### Exercise directions
Word for word, quote all of the material, omitting the pictures.

☆ ☆ ☆

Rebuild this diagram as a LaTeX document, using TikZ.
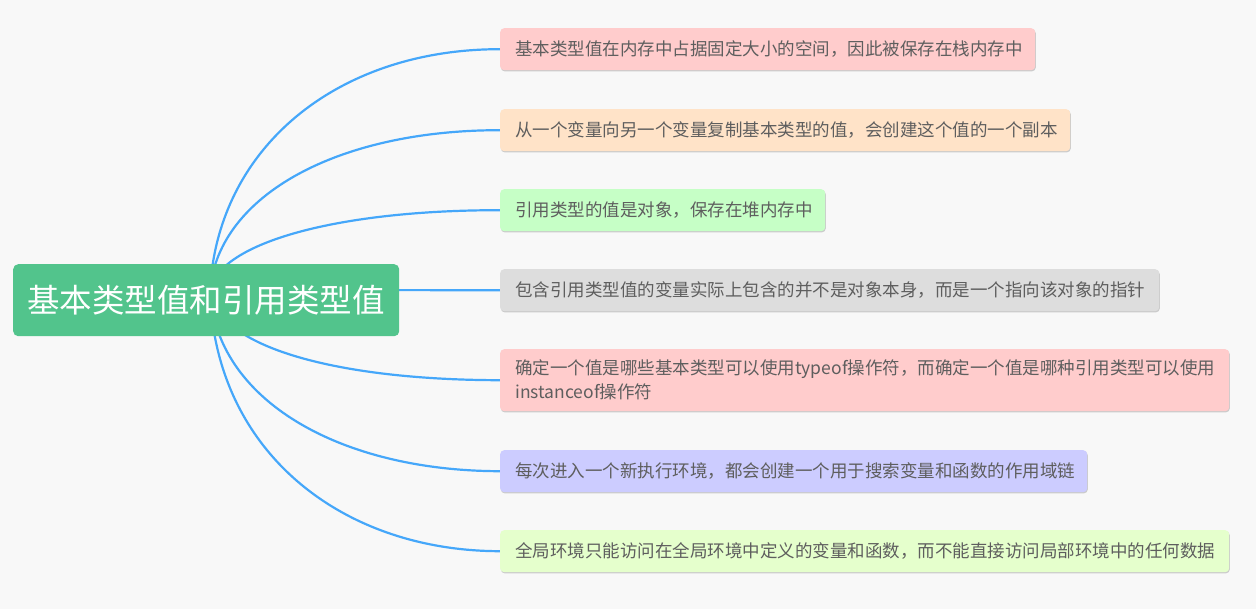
\documentclass[tikz,border=0pt]{standalone}
\usepackage{fontspec}
\setmainfont{Noto Sans CJK SC}
\usetikzlibrary{backgrounds,shadows}
\definecolor{bgc}{HTML}{F8F8F8}
\definecolor{edgec}{HTML}{45A7FA}
\definecolor{rootc}{HTML}{52C48C}
\definecolor{txtc}{HTML}{5E5E5E}
\definecolor{cpink}{HTML}{FFCCCC}
\definecolor{cpeach}{HTML}{FFE3C8}
\definecolor{cgreen}{HTML}{C6FFC6}
\definecolor{cgrey}{HTML}{DDDDDD}
\definecolor{clav}{HTML}{CCCCFF}
\definecolor{clime}{HTML}{E5FFCC}
\begin{document}
\begin{tikzpicture}[x=1pt,y=-1pt,
  rootbox/.style={fill=rootc, rounded corners=5pt, text=white, anchor=north west,
    minimum width=386pt, minimum height=72pt, inner sep=0pt,
    font=\fontsize{32.5}{38}\selectfont},
  leaf/.style={rounded corners=4pt, anchor=north west, inner xsep=15pt, inner ysep=0pt,
    text=txtc, align=left, font=\fontsize{17.5}{24}\selectfont,
    drop shadow={shadow xshift=0.6pt, shadow yshift=-1.2pt, opacity=0.18, fill=black}},
  edgeline/.style={draw=edgec, line width=2.2pt}
]
\useasboundingbox (0,0) rectangle (1256,609);
\node[rootbox] (root) at (13,264) {基本类型值和引用类型值};
\coordinate (hub) at (210,290);
\node[leaf, fill=cpink, text width=505pt, minimum height=42pt] (b1) at (500,28) {基本类型值在内存中占据固定大小的空间，因此被保存在栈内存中};
\node[leaf, fill=cpeach, text width=540pt, minimum height=42pt] (b2) at (500,109) {从一个变量向另一个变量复制基本类型的值，会创建这个值的一个副本};
\node[leaf, fill=cgreen, text width=295pt, minimum height=42pt] (b3) at (500,189) {引用类型的值是对象，保存在堆内存中};
\node[leaf, fill=cgrey, text width=629pt, minimum height=42pt] (b4) at (500,269) {包含引用类型值的变量实际上包含的并不是对象本身，而是一个指向该对象的指针};
\node[leaf, fill=cpink, text width=699pt, minimum height=62pt] (b5) at (500,349) {确定一个值是哪些基本类型可以使用typeof操作符，而确定一个值是哪种引用类型可以使用\\instanceof操作符};
\node[leaf, fill=clav, text width=557pt, minimum height=42pt] (b6) at (500,450) {每次进入一个新执行环境，都会创建一个用于搜索变量和函数的作用域链};
\node[leaf, fill=clime, text width=699pt, minimum height=42pt] (b7) at (500,530) {全局环境只能访问在全局环境中定义的变量和函数，而不能直接访问局部环境中的任何数据};
\begin{pgfonlayer}{background}
\fill[bgc] (0,0) rectangle (1256,609);
\draw[edgeline] (hub) .. controls (218,145) and (340,49) .. (b1.west);
\draw[edgeline] (hub) .. controls (219,194) and (340,130) .. (b2.west);
\draw[edgeline] (hub) .. controls (220,242) and (340,210) .. (b3.west);
\draw[edgeline] (hub) -- (b4.west);
\draw[edgeline] (hub) .. controls (216,348) and (340,380) .. (b5.west);
\draw[edgeline] (hub) .. controls (215,400) and (340,471) .. (b6.west);
\draw[edgeline] (hub) .. controls (214,450) and (340,551) .. (b7.west);
\end{pgfonlayer}
\end{tikzpicture}
\end{document}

☆ ☆ ☆

### Answer for this exercise
Rebuild this diagram as a LaTeX document, using TikZ.
\documentclass[tikz,border=0pt]{standalone}
\usepackage{fontspec}
\setmainfont{Noto Sans CJK SC}
\usetikzlibrary{backgrounds,shadows}
\definecolor{bgc}{HTML}{F8F8F8}
\definecolor{edgec}{HTML}{45A7FA}
\definecolor{rootc}{HTML}{52C48C}
\definecolor{txtc}{HTML}{5E5E5E}
\definecolor{cpink}{HTML}{FFCCCC}
\definecolor{cpeach}{HTML}{FFE3C8}
\definecolor{cgreen}{HTML}{C6FFC6}
\definecolor{cgrey}{HTML}{DDDDDD}
\definecolor{clav}{HTML}{CCCCFF}
\definecolor{clime}{HTML}{E5FFCC}
\begin{document}
\begin{tikzpicture}[x=1pt,y=-1pt,
  rootbox/.style={fill=rootc, rounded corners=5pt, text=white, anchor=north west,
    minimum width=386pt, minimum height=72pt, inner sep=0pt,
    font=\fontsize{32.5}{38}\selectfont},
  leaf/.style={rounded corners=4pt, anchor=north west, inner xsep=15pt, inner ysep=0pt,
    text=txtc, align=left, font=\fontsize{17.5}{24}\selectfont,
    drop shadow={shadow xshift=0.6pt, shadow yshift=-1.2pt, opacity=0.18, fill=black}},
  edgeline/.style={draw=edgec, line width=2.2pt}
]
\useasboundingbox (0,0) rectangle (1256,609);
\node[rootbox] (root) at (13,264) {基本类型值和引用类型值};
\coordinate (hub) at (210,290);
\node[leaf, fill=cpink, text width=505pt, minimum height=42pt] (b1) at (500,28) {基本类型值在内存中占据固定大小的空间，因此被保存在栈内存中};
\node[leaf, fill=cpeach, text width=540pt, minimum height=42pt] (b2) at (500,109) {从一个变量向另一个变量复制基本类型的值，会创建这个值的一个副本};
\node[leaf, fill=cgreen, text width=295pt, minimum height=42pt] (b3) at (500,189) {引用类型的值是对象，保存在堆内存中};
\node[leaf, fill=cgrey, text width=629pt, minimum height=42pt] (b4) at (500,269) {包含引用类型值的变量实际上包含的并不是对象本身，而是一个指向该对象的指针};
\node[leaf, fill=cpink, text width=699pt, minimum height=62pt] (b5) at (500,349) {确定一个值是哪些基本类型可以使用typeof操作符，而确定一个值是哪种引用类型可以使用\\instanceof操作符};
\node[leaf, fill=clav, text width=557pt, minimum height=42pt] (b6) at (500,450) {每次进入一个新执行环境，都会创建一个用于搜索变量和函数的作用域链};
\node[leaf, fill=clime, text width=699pt, minimum height=42pt] (b7) at (500,530) {全局环境只能访问在全局环境中定义的变量和函数，而不能直接访问局部环境中的任何数据};
\begin{pgfonlayer}{background}
\fill[bgc] (0,0) rectangle (1256,609);
\draw[edgeline] (hub) .. controls (218,145) and (340,49) .. (b1.west);
\draw[edgeline] (hub) .. controls (219,194) and (340,130) .. (b2.west);
\draw[edgeline] (hub) .. controls (220,242) and (340,210) .. (b3.west);
\draw[edgeline] (hub) -- (b4.west);
\draw[edgeline] (hub) .. controls (216,348) and (340,380) .. (b5.west);
\draw[edgeline] (hub) .. controls (215,400) and (340,471) .. (b6.west);
\draw[edgeline] (hub) .. controls (214,450) and (340,551) .. (b7.west);
\end{pgfonlayer}
\end{tikzpicture}
\end{document}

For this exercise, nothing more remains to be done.